— Work instructions —
Please reproduce the lines of the records below from the one holding "Write a Python" through the one holding "plt.rcParams['font.family'] = ['Liberation", inclusive, skipping all pictures.

— Supplied data —
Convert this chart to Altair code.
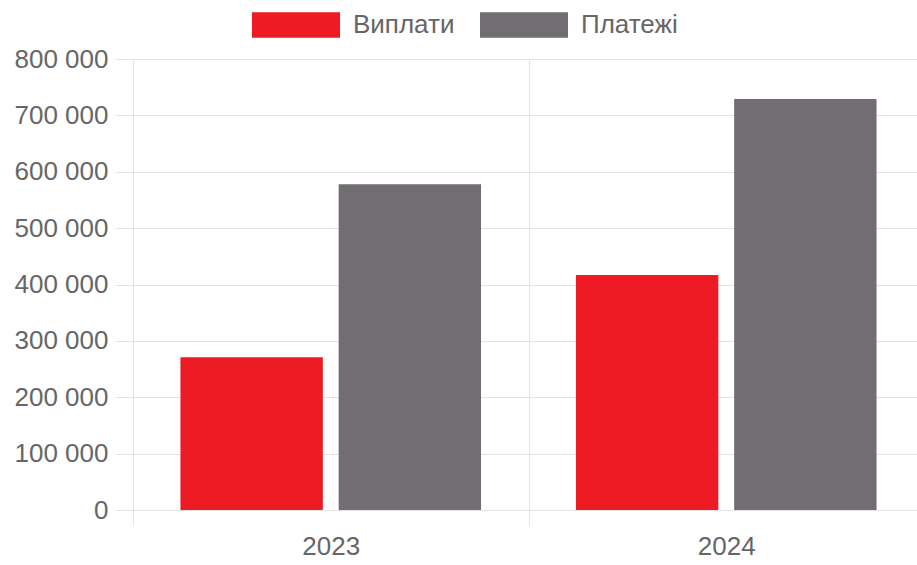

--

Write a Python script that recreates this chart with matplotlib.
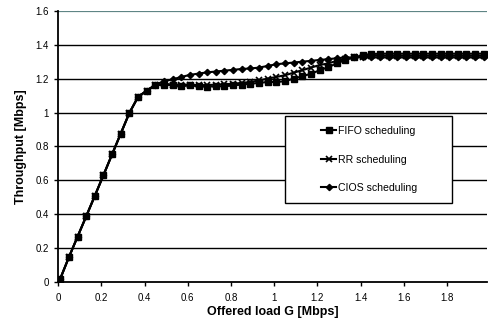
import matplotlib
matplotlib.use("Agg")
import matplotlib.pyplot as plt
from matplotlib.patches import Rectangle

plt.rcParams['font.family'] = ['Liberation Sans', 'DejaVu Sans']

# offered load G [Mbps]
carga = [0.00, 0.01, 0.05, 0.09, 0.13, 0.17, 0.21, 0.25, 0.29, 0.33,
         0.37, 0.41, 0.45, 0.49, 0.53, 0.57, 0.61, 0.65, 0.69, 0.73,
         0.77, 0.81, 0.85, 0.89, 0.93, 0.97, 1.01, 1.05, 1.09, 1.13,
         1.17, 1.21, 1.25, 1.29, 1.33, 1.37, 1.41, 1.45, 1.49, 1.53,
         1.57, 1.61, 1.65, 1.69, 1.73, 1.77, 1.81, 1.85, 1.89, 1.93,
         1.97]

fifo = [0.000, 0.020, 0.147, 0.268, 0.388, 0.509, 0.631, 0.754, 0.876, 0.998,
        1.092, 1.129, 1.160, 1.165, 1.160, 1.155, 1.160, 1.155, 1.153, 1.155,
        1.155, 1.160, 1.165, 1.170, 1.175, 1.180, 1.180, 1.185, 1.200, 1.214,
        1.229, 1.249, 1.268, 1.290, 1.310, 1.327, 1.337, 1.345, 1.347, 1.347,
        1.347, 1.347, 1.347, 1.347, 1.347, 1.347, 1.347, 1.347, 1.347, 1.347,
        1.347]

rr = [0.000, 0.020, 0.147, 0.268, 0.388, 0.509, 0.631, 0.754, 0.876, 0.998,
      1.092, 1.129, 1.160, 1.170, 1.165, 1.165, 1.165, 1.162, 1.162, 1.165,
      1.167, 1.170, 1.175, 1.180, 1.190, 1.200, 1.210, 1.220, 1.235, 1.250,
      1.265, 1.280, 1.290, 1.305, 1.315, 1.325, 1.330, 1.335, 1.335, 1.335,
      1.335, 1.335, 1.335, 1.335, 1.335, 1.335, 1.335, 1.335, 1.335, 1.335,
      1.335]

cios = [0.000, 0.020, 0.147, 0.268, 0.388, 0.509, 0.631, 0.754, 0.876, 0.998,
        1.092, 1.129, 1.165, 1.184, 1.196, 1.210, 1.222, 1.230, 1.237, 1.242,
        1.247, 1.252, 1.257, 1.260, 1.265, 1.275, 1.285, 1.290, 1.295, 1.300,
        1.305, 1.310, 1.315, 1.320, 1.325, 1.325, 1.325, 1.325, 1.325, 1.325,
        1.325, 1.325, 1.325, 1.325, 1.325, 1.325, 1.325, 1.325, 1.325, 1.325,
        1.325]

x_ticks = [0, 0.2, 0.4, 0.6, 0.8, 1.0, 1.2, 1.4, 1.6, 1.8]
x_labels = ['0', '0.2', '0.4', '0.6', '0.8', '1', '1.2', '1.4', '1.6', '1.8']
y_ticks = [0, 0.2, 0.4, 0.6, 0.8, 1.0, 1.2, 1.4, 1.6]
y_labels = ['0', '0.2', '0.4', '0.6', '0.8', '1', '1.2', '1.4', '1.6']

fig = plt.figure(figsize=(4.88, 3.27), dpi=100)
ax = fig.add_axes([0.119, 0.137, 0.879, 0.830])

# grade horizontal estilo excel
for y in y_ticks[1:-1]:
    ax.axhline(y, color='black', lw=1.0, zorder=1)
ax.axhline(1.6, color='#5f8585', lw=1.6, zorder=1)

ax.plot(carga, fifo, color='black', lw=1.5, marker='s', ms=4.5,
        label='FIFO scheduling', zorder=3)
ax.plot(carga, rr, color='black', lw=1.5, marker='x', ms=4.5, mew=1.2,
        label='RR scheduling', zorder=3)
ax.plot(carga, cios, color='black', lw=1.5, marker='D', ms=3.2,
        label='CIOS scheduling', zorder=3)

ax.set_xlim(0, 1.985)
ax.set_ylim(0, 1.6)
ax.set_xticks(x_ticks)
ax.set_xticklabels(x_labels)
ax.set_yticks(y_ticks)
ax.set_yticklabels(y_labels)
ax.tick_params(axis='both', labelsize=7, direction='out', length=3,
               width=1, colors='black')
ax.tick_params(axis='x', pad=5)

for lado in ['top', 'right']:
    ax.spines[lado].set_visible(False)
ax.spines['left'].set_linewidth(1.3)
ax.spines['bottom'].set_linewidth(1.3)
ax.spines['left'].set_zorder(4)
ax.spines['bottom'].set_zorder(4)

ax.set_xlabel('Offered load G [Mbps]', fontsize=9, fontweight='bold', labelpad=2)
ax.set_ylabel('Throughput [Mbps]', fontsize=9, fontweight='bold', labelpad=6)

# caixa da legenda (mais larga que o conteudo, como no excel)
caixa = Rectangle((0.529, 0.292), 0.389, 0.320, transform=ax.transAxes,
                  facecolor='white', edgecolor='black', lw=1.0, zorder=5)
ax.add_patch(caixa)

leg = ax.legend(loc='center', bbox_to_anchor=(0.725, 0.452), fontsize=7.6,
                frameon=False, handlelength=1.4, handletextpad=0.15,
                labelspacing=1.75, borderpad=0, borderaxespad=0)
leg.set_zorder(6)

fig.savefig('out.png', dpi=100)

— Result of this exercise —
Write a Python script that recreates this chart with matplotlib.
import matplotlib
matplotlib.use("Agg")
import matplotlib.pyplot as plt
from matplotlib.patches import Rectangle

plt.rcParams['font.family'] = ['Liberation Sans', 'DejaVu Sans']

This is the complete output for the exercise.